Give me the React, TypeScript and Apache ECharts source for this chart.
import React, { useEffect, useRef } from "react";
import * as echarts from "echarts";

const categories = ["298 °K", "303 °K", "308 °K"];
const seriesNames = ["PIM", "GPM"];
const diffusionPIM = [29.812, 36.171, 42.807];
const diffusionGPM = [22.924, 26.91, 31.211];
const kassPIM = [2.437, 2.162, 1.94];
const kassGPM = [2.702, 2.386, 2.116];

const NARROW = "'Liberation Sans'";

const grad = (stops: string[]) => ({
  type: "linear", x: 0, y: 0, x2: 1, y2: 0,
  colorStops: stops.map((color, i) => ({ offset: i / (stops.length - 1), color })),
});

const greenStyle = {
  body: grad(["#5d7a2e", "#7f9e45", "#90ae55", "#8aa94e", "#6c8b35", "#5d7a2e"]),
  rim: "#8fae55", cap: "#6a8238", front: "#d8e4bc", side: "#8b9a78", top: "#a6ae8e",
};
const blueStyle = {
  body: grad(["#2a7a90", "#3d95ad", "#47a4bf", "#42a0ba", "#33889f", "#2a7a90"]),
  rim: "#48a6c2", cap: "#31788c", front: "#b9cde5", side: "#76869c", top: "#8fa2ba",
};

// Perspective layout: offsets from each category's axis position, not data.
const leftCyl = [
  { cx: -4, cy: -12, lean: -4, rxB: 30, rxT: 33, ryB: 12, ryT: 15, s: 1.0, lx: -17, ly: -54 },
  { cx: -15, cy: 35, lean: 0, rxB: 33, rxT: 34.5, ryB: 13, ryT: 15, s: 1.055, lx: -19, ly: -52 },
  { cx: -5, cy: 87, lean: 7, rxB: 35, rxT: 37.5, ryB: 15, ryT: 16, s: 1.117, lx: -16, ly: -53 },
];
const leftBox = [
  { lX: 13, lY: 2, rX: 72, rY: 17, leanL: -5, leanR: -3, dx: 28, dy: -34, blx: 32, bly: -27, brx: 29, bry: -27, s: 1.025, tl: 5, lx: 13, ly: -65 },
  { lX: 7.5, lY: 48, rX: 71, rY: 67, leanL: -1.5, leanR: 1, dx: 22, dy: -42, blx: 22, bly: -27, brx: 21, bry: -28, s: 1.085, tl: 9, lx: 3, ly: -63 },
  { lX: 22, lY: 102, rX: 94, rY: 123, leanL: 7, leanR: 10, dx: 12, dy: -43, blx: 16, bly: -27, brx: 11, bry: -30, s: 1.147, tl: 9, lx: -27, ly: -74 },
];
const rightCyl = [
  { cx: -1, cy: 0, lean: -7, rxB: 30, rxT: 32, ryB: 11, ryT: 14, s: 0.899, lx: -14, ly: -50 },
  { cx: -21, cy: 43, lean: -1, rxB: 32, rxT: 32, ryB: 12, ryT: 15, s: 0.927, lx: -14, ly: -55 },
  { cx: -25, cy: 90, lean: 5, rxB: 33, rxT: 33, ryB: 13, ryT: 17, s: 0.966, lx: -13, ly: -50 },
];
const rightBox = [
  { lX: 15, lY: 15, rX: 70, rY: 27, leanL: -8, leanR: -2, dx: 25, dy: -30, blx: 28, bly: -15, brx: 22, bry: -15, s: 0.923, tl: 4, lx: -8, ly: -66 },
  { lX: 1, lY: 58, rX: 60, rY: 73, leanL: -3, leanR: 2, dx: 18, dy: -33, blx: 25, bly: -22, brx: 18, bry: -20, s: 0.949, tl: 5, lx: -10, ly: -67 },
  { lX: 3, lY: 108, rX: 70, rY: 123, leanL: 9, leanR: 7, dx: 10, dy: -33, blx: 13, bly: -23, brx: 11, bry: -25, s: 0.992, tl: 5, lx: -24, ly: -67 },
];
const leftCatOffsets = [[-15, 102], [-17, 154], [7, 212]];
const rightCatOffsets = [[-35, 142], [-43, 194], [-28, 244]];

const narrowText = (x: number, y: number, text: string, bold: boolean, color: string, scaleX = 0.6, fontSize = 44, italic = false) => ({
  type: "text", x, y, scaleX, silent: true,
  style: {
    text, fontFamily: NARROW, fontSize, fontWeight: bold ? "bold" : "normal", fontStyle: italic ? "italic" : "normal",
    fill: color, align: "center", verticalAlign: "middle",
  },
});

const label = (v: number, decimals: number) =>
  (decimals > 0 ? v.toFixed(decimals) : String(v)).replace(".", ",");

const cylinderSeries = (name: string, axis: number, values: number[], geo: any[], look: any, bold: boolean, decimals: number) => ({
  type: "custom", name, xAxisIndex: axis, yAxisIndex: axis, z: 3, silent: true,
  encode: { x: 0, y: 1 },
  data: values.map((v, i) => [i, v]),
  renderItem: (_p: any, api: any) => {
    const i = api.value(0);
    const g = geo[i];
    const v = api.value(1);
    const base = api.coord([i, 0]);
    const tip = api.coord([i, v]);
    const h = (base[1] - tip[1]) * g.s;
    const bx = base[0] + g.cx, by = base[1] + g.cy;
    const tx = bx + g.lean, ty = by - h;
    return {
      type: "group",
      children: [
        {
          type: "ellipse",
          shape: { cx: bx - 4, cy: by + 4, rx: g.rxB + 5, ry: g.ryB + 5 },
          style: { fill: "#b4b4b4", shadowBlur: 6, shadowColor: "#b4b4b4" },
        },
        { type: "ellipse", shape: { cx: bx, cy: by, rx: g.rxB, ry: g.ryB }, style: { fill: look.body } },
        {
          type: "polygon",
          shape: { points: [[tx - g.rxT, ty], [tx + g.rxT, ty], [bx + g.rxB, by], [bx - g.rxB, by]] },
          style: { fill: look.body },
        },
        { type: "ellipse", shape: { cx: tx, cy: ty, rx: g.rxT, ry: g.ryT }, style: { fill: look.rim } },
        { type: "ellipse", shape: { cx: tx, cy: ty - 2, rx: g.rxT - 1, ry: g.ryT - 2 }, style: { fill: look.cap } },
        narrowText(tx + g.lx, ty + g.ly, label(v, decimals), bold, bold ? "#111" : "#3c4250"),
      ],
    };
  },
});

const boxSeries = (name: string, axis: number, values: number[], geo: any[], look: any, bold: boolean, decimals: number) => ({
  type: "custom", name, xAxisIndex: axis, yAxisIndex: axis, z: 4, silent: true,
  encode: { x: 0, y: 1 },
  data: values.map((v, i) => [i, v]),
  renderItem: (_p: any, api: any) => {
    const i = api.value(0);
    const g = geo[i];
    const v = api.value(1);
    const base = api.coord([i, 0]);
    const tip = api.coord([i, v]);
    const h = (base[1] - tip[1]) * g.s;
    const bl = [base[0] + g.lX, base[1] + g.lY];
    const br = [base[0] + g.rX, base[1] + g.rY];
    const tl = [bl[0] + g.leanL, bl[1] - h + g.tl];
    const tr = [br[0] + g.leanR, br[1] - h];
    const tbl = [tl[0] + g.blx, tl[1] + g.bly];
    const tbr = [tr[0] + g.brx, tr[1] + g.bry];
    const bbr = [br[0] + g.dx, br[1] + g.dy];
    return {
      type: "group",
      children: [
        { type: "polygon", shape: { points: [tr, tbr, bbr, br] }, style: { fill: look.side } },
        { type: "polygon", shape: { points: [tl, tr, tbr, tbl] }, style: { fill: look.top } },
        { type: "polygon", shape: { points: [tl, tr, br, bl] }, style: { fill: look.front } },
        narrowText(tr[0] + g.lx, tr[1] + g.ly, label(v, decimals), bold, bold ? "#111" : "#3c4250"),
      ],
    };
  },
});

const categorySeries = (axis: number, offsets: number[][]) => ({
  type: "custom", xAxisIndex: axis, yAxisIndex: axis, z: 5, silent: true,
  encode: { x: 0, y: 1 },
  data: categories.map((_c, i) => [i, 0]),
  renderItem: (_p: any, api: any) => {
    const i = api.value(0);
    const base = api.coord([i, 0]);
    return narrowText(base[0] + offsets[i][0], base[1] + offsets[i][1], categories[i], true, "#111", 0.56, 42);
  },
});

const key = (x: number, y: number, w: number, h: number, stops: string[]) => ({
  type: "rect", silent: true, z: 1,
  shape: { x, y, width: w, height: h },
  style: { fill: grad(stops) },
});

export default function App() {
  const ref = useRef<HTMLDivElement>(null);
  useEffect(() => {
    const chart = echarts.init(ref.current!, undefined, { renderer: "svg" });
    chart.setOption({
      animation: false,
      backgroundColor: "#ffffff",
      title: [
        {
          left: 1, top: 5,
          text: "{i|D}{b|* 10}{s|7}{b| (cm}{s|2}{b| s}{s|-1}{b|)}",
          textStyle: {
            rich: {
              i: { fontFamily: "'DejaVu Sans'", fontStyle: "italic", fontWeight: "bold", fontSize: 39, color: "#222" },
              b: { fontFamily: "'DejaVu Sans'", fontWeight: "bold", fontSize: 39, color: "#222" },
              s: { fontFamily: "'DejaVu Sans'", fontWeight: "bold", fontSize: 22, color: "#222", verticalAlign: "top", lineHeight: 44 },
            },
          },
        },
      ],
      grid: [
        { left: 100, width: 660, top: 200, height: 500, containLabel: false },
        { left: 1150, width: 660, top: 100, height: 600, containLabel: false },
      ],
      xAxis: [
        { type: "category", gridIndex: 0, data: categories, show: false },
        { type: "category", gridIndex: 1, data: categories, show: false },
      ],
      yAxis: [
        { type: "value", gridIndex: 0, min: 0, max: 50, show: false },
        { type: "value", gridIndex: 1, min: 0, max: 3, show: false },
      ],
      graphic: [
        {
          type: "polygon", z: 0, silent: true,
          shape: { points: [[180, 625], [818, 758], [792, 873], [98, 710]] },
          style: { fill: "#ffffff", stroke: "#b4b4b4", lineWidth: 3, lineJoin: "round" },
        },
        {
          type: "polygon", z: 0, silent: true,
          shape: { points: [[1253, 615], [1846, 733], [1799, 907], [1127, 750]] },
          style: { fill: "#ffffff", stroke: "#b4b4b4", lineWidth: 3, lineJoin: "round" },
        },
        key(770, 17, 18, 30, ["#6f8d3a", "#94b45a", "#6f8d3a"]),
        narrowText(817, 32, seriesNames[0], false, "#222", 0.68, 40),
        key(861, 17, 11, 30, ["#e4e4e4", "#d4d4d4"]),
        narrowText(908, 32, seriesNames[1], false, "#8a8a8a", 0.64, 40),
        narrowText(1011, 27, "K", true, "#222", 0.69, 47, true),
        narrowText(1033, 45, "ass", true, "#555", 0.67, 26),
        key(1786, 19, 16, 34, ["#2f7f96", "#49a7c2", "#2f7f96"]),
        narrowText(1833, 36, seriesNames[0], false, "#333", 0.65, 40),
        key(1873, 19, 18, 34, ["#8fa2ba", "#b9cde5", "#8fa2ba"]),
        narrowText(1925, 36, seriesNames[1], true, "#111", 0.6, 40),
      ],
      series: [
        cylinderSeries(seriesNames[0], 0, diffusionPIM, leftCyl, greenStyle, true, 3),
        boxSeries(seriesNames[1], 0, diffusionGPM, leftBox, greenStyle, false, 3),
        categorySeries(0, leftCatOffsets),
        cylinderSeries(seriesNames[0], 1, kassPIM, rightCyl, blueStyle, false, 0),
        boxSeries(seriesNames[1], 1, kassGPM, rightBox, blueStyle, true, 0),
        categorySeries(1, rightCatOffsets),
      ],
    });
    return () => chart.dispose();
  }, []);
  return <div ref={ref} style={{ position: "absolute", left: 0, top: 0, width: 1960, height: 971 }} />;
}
■ ■ ■ ■
▸ WHAT IS ASKED
Give again, word for word, the lines of the listing, starting at its first line and ending with the line containing "import * as".

▸ SOLVED EXERCISE
Give me the React, TypeScript and Apache ECharts source for this chart.
import React, { useEffect, useRef } from "react";
import * as echarts from "echarts";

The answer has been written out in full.